Eleven photographs exhibited in Prishtina by the Humanitarian Law Centre shows the sufferings of civilians during the 1998-99 war in Kosovo.
On March 28, 1999, Besa Guci was getting her children ready for sleep when a grenade landed in the room and killed her one-year-old daughter Ndriqesa.
Besa, then pregnant with another baby, was injured by the explosion along with her husband and two other children. Even to this day, she has a piece of glass in her eye.
When the grenade hit the room, Besa was living in a house of her relatives deep in the village of Damjan of Gjakove/Dakovica, in western Kosovo.
Four days before, when NATO launched its bombing campaign against the Yugoslav army and police, she had left her own home in search of a safer place.
Besa Guci is one of 11 civilian war invalids whose stories have made the photo exhibition “In Sight”, which was opened on Wednesday in Pristina by the Humanitarian Law Centre Kosovo.
Dashnor Ajeti, the author of the exhibition, says that it brings people’s true stories of pain and suffering.

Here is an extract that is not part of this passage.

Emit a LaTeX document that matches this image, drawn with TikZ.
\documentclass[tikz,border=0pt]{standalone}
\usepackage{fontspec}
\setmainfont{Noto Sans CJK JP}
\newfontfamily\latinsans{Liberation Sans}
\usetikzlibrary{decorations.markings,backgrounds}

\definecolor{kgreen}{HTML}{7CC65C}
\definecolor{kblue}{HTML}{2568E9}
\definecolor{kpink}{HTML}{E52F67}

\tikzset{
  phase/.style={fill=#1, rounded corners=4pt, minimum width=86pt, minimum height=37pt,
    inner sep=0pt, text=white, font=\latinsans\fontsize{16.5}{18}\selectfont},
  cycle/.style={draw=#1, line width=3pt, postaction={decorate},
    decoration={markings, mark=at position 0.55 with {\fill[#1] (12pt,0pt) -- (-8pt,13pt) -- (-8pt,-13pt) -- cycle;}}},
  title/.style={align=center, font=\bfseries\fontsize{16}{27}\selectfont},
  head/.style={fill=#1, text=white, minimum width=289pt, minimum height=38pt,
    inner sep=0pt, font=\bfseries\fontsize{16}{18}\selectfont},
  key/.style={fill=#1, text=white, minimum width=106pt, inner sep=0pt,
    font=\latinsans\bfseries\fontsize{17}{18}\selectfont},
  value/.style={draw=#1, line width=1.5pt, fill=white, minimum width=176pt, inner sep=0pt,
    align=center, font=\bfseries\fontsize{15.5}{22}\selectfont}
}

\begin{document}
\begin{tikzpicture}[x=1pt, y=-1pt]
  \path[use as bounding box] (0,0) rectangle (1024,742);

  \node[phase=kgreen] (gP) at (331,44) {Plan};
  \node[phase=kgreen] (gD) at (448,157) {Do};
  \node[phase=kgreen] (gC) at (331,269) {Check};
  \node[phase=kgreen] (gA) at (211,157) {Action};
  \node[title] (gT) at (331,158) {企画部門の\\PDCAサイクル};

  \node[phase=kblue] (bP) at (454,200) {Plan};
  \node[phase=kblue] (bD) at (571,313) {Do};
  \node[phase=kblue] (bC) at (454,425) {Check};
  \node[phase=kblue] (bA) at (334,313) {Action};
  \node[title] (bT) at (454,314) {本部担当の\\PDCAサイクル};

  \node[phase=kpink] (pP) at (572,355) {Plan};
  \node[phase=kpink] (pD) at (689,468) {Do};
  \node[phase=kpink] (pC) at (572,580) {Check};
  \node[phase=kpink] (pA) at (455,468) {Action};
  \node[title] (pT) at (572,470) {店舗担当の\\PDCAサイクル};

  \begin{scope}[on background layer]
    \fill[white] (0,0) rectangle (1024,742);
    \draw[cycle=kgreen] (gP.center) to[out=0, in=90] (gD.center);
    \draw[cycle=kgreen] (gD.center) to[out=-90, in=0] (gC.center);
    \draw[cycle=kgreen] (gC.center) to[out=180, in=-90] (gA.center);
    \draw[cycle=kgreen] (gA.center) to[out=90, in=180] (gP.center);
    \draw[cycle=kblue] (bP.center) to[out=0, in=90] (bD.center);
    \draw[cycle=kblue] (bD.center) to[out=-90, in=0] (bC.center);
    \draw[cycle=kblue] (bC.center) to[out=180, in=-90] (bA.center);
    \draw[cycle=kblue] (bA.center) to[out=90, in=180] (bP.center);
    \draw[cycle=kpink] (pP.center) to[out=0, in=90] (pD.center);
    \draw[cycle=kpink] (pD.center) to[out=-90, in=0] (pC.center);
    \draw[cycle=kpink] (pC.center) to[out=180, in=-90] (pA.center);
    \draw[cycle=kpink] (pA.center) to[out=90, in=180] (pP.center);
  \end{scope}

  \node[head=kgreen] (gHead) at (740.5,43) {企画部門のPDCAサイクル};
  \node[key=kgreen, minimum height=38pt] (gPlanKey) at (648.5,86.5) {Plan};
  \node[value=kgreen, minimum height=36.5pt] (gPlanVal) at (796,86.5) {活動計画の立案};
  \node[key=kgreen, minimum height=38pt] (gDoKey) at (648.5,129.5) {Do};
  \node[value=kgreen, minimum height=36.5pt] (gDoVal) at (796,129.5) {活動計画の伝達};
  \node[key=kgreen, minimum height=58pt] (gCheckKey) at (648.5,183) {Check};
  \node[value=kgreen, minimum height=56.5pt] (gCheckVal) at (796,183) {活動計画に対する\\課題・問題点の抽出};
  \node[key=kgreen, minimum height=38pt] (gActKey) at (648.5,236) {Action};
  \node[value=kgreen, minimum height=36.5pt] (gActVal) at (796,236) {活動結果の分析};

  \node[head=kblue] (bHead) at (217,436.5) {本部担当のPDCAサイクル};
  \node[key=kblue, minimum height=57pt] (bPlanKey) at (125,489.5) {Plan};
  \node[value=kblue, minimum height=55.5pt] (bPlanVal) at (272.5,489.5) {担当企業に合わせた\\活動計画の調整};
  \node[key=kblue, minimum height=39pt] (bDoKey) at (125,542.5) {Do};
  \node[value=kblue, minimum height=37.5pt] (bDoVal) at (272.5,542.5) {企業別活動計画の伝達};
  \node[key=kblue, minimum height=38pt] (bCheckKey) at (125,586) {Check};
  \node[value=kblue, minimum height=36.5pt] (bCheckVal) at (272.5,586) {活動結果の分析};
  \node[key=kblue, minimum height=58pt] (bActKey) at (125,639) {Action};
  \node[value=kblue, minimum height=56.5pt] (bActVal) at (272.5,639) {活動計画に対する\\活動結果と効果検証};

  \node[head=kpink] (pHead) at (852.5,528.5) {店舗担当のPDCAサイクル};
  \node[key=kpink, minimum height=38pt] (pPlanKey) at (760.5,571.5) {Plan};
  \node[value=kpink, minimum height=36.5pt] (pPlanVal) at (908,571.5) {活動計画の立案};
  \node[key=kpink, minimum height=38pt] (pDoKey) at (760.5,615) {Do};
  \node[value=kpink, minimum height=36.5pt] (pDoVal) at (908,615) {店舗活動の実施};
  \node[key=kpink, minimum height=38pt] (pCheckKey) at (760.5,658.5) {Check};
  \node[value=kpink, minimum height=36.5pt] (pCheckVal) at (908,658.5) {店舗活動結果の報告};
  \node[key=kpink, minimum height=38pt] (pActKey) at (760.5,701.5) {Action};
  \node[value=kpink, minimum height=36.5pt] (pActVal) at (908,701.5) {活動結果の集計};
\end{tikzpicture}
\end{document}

“This exhibition aims to highlight the stories of people who were victims of a brutal and harsh regime. It is the first exhibition in Kosovo exclusively dedicated to civilian invalids in Kosovo,” Ajeti told BIRN.
“Kosovo counts around 2,000 civilian invalids who bear in themselves different experiences; children who while searching for hazelnuts in forests, fell into land mines – mothers who became shields for their children during shelling and lost their sight, hearing or limbs,” he said.